Dothan -- very, very doubtful

Successors -- Not sure it makes sense on a shorter pipeline architecture like Banias/Dothan. Basically, HT is a way of ameliorating the penalty of a lot of pipeline stalls. If pipeline stalls are not occurring, there is no advantage to HT.

A shorter pipeline architecture has less stalls because
1. There are fewer instructions in flight, capable of being stalled.
2. Fewer instructions in flight are competing for the same resources

Also, the stalls are not as catastrophic when they DO occur. Finally, Dothan has that HUGE 2M cache, which should nearly eliminate one of the prime reasons for stalls -- waiting for data from memory.

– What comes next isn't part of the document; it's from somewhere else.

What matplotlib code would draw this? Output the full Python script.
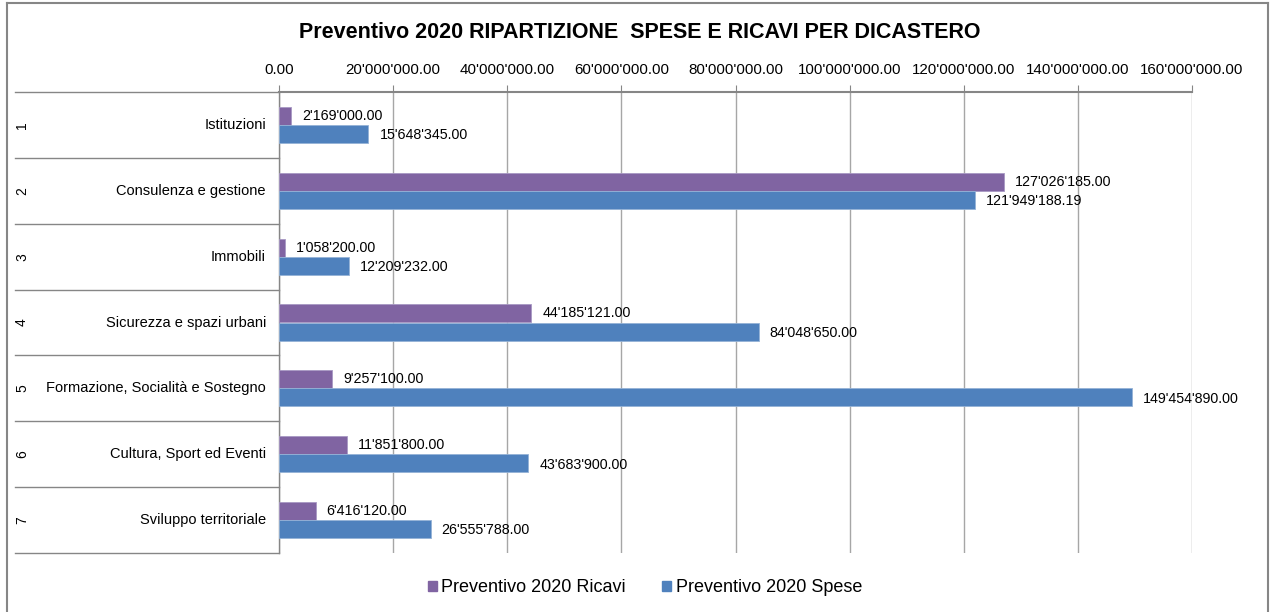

BTW, almost all these arguments apply to Athlon and Athlon 64, except cache. But memory stalls on Athlon 64 are much shorter than either Dothan or Prescott, because of the lower memory latency from integrated controller. So memory stalls don't waste as much time, reducing the potential benefit from switching to another thread.

So I think it is more likely that Intel will rename some other microarchitectural feature and call it hyperthreading, even if it has absolutely nothing to do with P4 HT. This will keep customers happy, thinking they haven't "lost" a feature.